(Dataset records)
::::

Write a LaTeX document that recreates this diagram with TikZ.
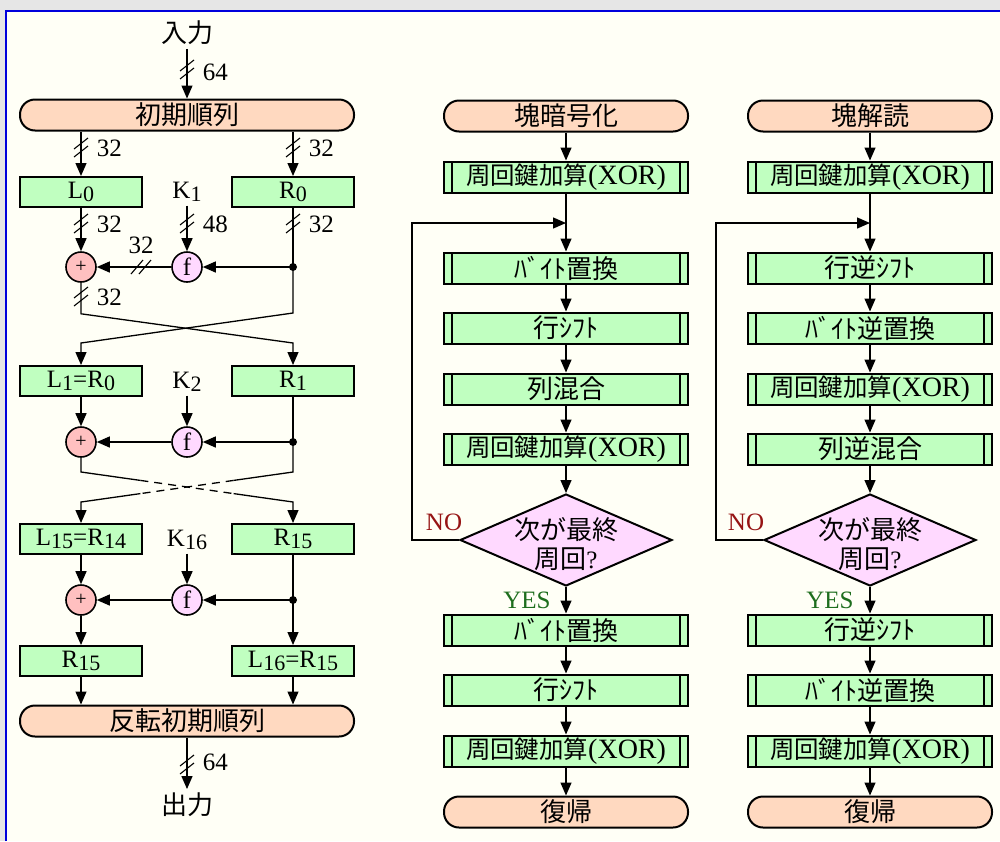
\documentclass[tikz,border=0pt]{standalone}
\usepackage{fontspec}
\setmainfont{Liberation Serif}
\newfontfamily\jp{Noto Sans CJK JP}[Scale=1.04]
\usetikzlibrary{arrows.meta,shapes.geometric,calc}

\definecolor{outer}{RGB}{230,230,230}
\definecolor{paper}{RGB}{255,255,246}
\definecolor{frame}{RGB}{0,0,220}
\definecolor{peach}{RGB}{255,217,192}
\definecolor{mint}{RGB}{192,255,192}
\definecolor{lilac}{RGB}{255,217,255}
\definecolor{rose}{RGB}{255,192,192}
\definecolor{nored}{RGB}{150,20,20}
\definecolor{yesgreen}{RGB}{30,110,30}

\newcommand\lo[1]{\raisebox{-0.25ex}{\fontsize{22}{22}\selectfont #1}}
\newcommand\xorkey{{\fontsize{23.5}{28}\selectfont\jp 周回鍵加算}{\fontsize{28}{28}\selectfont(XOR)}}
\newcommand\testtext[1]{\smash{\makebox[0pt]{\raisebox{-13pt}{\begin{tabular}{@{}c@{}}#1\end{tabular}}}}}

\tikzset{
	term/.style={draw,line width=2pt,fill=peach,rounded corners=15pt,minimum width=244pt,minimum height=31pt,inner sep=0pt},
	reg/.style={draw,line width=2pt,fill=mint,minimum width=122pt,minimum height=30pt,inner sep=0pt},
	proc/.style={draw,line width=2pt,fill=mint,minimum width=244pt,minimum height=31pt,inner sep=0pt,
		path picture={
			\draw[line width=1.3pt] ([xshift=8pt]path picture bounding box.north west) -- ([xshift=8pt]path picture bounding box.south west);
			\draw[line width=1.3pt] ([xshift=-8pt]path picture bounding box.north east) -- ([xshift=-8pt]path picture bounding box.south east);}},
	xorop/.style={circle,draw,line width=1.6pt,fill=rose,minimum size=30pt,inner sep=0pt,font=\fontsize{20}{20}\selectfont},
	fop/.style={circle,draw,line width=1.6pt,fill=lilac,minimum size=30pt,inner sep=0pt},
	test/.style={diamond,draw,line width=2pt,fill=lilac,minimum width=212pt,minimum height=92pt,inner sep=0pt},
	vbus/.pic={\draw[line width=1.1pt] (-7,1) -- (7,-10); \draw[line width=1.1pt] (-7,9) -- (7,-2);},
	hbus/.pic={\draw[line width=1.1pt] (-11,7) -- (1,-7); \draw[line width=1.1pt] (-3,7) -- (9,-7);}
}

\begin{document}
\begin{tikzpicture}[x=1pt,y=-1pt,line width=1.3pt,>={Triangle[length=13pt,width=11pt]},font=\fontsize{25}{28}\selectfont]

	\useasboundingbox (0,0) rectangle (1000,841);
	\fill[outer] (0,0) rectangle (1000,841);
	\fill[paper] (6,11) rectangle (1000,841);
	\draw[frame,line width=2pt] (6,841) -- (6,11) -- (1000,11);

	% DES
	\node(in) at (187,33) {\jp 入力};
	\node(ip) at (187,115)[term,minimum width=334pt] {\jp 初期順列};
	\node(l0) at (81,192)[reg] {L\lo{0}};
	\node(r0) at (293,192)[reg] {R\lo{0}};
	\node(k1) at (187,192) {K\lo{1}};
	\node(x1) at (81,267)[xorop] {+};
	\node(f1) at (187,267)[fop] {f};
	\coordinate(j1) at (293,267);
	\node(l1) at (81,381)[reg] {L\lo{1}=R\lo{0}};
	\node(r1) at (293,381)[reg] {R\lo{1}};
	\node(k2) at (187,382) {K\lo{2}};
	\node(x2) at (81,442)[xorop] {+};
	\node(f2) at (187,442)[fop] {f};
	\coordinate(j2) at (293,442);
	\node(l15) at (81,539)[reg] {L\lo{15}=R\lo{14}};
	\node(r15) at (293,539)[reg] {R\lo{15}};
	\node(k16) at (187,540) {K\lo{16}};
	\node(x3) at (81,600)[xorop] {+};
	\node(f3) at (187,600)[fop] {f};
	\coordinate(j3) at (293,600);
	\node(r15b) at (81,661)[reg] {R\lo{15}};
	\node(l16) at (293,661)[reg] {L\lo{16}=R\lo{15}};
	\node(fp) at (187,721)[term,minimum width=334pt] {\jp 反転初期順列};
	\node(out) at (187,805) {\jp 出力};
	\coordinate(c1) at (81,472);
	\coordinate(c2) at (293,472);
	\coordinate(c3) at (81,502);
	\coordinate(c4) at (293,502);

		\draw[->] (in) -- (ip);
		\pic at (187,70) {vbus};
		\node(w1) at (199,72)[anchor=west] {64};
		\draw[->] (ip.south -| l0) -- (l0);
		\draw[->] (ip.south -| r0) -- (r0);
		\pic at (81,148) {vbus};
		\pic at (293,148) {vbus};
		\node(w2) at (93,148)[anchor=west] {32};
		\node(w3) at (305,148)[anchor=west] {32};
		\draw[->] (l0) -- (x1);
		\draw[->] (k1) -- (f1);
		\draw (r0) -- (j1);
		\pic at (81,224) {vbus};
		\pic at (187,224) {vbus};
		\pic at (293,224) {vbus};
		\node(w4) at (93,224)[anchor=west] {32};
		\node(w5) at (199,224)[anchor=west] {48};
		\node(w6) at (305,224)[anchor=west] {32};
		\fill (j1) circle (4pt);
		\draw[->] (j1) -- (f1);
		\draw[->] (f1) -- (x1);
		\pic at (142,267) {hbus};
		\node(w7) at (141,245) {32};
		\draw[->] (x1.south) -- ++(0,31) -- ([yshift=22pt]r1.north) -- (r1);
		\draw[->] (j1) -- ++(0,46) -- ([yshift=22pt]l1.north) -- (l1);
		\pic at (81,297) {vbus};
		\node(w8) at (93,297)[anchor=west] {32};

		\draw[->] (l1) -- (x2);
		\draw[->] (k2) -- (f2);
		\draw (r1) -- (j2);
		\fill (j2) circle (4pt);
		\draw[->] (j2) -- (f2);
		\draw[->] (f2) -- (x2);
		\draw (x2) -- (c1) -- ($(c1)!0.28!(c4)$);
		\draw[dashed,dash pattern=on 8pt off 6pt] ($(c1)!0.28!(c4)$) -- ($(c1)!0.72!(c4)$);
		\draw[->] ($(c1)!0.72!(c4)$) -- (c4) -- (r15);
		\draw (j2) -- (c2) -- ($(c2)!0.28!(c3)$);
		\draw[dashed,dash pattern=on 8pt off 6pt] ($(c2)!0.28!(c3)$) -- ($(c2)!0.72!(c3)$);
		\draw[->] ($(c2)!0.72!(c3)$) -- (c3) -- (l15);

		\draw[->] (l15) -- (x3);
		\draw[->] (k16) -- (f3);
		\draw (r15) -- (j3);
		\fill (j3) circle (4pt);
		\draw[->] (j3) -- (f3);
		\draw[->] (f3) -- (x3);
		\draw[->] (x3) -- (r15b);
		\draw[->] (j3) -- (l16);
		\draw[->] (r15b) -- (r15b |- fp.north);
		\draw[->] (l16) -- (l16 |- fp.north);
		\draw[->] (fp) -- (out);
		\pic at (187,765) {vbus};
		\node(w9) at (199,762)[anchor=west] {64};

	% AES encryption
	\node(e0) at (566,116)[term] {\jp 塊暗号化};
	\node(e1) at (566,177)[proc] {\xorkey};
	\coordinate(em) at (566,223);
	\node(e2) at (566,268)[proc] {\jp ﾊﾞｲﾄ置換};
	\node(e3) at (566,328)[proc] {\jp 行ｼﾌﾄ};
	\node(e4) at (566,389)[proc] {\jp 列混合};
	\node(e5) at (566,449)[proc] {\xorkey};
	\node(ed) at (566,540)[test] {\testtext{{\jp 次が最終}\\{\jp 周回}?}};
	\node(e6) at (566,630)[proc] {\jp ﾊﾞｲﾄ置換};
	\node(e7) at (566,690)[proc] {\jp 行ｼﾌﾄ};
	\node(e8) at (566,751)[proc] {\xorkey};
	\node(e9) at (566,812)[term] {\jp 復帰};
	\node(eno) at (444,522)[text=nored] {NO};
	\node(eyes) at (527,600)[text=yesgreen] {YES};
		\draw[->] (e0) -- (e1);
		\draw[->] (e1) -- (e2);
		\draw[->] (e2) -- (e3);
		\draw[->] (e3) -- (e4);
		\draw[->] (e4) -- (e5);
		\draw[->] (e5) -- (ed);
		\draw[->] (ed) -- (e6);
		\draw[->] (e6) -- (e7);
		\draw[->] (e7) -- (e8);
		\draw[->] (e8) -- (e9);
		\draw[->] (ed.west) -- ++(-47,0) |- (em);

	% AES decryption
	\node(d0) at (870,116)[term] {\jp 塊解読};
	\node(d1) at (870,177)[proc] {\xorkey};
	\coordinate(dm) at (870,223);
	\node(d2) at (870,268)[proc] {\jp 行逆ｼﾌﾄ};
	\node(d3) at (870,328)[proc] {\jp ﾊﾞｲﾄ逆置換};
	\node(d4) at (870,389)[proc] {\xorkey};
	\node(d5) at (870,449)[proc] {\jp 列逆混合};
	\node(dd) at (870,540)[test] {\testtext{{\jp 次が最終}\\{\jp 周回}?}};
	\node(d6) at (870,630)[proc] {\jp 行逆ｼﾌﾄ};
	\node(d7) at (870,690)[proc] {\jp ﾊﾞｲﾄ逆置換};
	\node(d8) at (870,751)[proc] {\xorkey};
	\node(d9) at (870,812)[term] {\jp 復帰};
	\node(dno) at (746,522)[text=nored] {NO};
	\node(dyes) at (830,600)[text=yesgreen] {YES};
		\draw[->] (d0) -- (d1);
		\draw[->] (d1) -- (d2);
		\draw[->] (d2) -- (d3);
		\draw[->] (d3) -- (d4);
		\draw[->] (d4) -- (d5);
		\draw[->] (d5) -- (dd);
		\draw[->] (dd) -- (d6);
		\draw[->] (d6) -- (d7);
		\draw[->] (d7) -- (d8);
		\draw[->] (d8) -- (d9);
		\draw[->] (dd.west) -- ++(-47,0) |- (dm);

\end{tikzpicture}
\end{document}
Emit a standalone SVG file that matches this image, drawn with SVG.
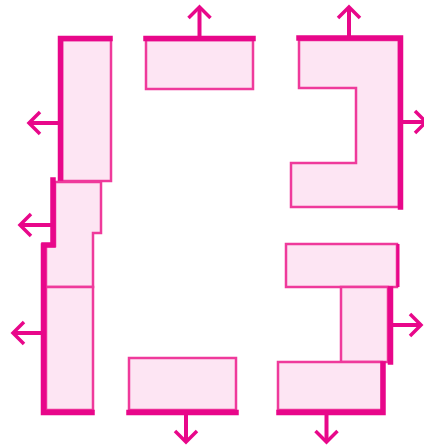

::::

■ **Job**
Locate the word "this" in the records and collect each line it appears in.

■ **Written reply**
Write a LaTeX document that recreates this diagram with TikZ.
Emit a standalone SVG file that matches this image, drawn with SVG.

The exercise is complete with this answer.